The Office of Special Counsel, an independent federal agency that handles personnel issues (no relation to special counsel Robert Mueller’s Russia investigation), sent a memo on Wednesday to federal government employees informing them that it considers such behavior to likely be illegal political activity — a violation of the Hatch Act, according to the New York Times.
The guidance represents a broad, sweeping interpretation of the Hatch Act, which prohibits federal employees from advocating for or against particular political candidates while they are at work. The law has been used to prevent government employees from openly campaigning for a candidate in the workplace or in any other official capacity.
But the new guidance is striking: It extends the ban to specific words that could suggest an employee might be protesting Trump. It’s also striking because the 2020 presidential election is still two years away.
Here’s how the office explained the illegal use of the word “resistance,” according to a copy of the memo obtained by the Times:
To the extent that the statement relates to the resistance to President Donald J. Trump, usage of the terms “resistance.” “#resist,” and derivatives thereof is political activity. We understand that the “resistance” and “#resist” originally gained prominence shortly after President Trump’s election in 2016 and generally related to efforts to oppose administration policies. However, “resistance,” “#resist,” and similar terms have become inextricably linked with the electoral success (or failure) of the president...Now that President Trump is a candidate for reelection, we must presume that the use and display [of these terms] is political activity unless the facts and circumstances indicate otherwise.

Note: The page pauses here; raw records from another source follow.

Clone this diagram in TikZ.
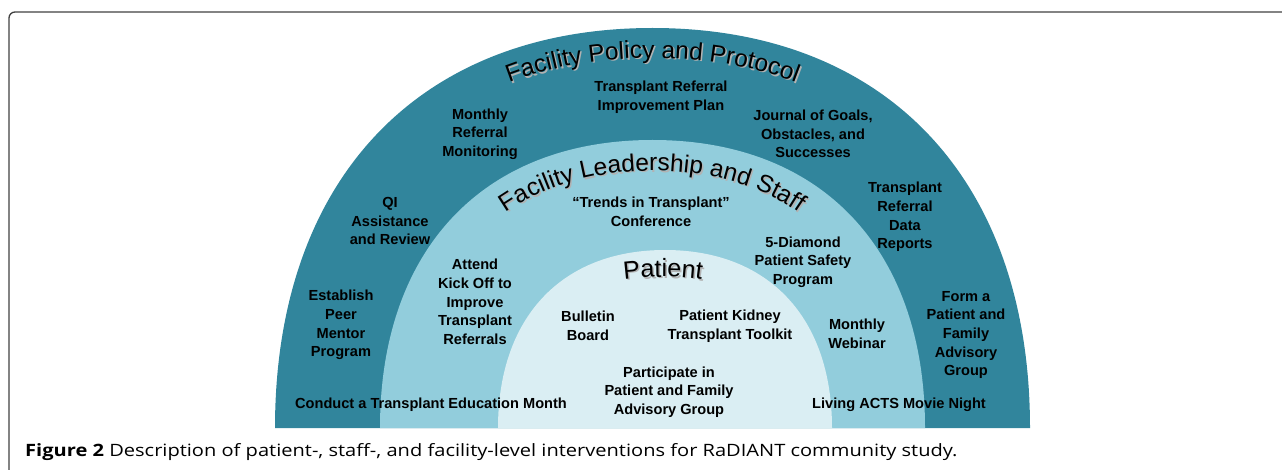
\documentclass[tikz,border=0pt]{standalone}
\usepackage{fontspec}
\setmainfont{Liberation Sans}
\newfontfamily\legendafont[FakeStretch=1.18]{Open Sans}
\usetikzlibrary{decorations.text}
\definecolor{azulescuro}{RGB}{49,133,156}
\definecolor{azulmedio}{RGB}{146,205,220}
\definecolor{azulclaro}{RGB}{218,238,243}
\newcommand{\fonteexterna}{\fontsize{24.5}{24.5}\selectfont}
\newcommand{\fontemedia}{\fontsize{24.5}{24.5}\selectfont}
\newcommand{\fonteinterna}{\fontsize{25}{25}\selectfont}
\tikzset{
  rotulo/.style={
    font=\fontsize{14.6}{18.7}\selectfont\bfseries, align=center,
    inner sep=0pt, text=black
  },
  titulo/.style={
    decorate, decoration={text along path, text align=center, text={#1}}
  },
}

\begin{document}
\begin{tikzpicture}[
    x=1pt, y=-1pt,
    moldura/.style={
        line width=1.3pt,
        draw=black!75,
        rounded corners=6pt
    }
]
\useasboundingbox (0,0) rectangle (1282,470);

\draw[moldura] (9,470) -- (9,12) -- (1290,12);

% three bands, outside in
\fill[azulescuro] (275,428) .. controls (275,180) and (418.5,28) .. (652.5,28)
    .. controls (886.5,28) and (1030,180) .. (1030,428) -- cycle;
\fill[azulmedio] (380,428) .. controls (380,249.4) and (483.5,140) .. (652.5,140)
    .. controls (821.5,140) and (925,249.4) .. (925,428) -- cycle;
\fill[azulclaro] (498,428) .. controls (498,317.6) and (561.5,250) .. (665,250)
    .. controls (768.5,250) and (832,317.6) .. (832,428) -- cycle;

% curved titles, soft shadow first
\foreach \desvio/\tom in {1.5/black!30, 0/black} {
  \begin{scope}[shift={(\desvio,\desvio)}, decoration={text color=\tom}]
    \path[titulo={|\fonteexterna|Facility Policy and Protocol}]
        (305,428) .. controls (305,198.6) and (437,58) .. (652.5,58)
        .. controls (868,58) and (1000,198.6) .. (1000,428);
    \path[titulo={|\fontemedia|Facility Leadership and Staff}]
        (409.5,428) .. controls (409.5,268) and (501.8,171) .. (652.5,171)
        .. controls (803.2,171) and (895.5,268) .. (895.5,428);
    \path[titulo={|\fonteinterna|Patient}]
        (483,428) .. controls (483,334) and (551.4,277) .. (663,277)
        .. controls (774.6,277) and (843,334) .. (843,428);
  \end{scope}
}

\node[rotulo] (plan) at (661,97) {Transplant Referral\\Improvement Plan};
\node[rotulo] (monitoring) at (480,134) {Monthly\\Referral\\Monitoring};
\node[rotulo] (journal) at (813,134) {Journal of Goals,\\Obstacles, and\\Successes};
\node[rotulo] (qi) at (390,221) {QI\\Assistance\\and Review};
\node[rotulo] (reports) at (905,217) {Transplant\\Referral\\Data\\Reports};
\node[rotulo] (mentor) at (341,325) {Establish\\Peer\\Mentor\\Program};
\node[rotulo] (advisory) at (966,335) {Form a\\Patient and\\Family\\Advisory\\Group};
\node[rotulo] (month) at (431,405) {Conduct a Transplant Education Month};
\node[rotulo] (movie) at (899,405) {Living ACTS Movie Night};

\node[rotulo] (trends) at (651,211.5) {``Trends in Transplant''\\Conference};
\node[rotulo] (kickoff) at (475,302) {Attend\\Kick Off to\\Improve\\Transplant\\Referrals};
\node[rotulo] (diamond) at (803,262) {5-Diamond\\Patient Safety\\Program};
\node[rotulo] (webinar) at (857,334) {Monthly\\Webinar};

\node[rotulo] (bulletin) at (588,326) {Bulletin\\Board};
\node[rotulo] (toolkit) at (730,326) {Patient Kidney\\Transplant Toolkit};
\node[rotulo] (participate) at (669,392) {Participate in\\Patient and Family\\Advisory Group};

\node[anchor=base west, inner sep=0pt, font=\legendafont\fontsize{17}{17}\selectfont]
    (legenda) at (25,456)
    {\textbf{Figure 2} Description of patient-, staff-, and facility-level interventions for RaDIANT community study.};

\end{tikzpicture}
\end{document}
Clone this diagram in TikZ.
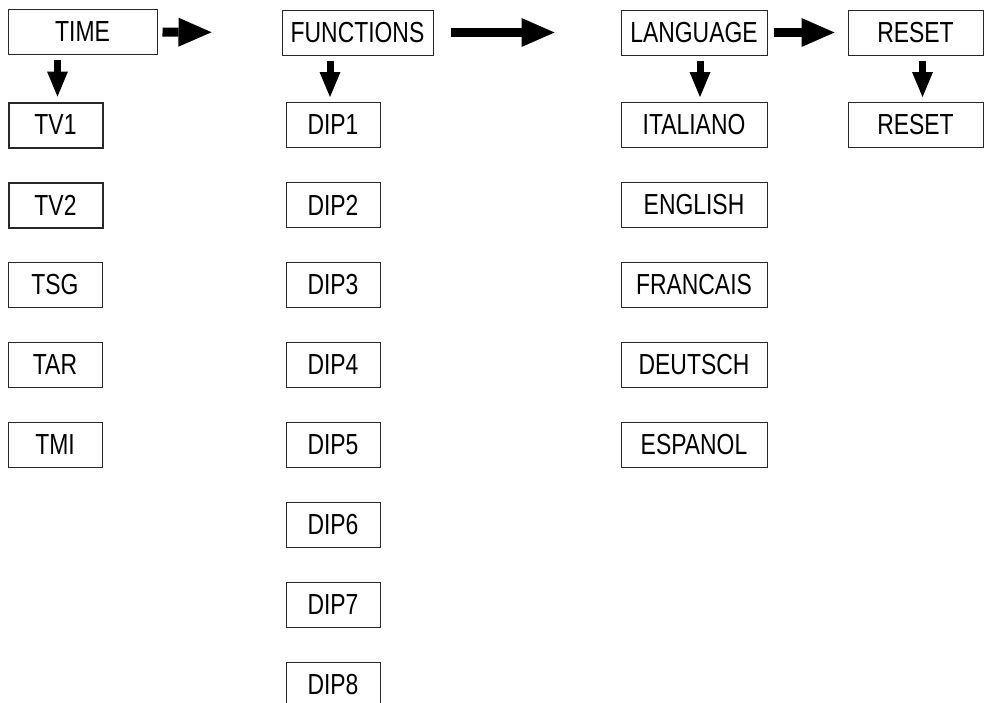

The memo says that the guidance is not a blanket ban on the word “resistance,” because there are some scenarios where it may not be about politics — for instance: “I must #resist the temptation to eat another donut from the break room.”
Yes, that’s an actual example included in the new guidance.
The agency said that talk about impeaching Trump is also possibly illegal, because impeaching Trump means he would no longer be able to run for president.
The agency said it was issuing the new guidance because it had received so many questions about whether these discussions violate the Hatch Act.
The special counsel’s office investigates complaints against employees who are accused of engaging in illegal political activity at work, and can recommend disciplinary measures, like firing someone.
The memo was criticized by a union that represents about a third of federal employees: “If they are going to go after anyone who mentions the word ‘impeachment’ in emails to co-workers, that will be overreach,” J. Ward Morrow, assistant general counsel for the American Federation of Government Employees, told the Times.
The email did remind employees, though, that the rules just apply to the discussion of politics at work. Outside of work, when they are not representing the government, employees “are free to engage” in any kind of political activity.”
So all that talk about impeaching Trump must wait until after hours.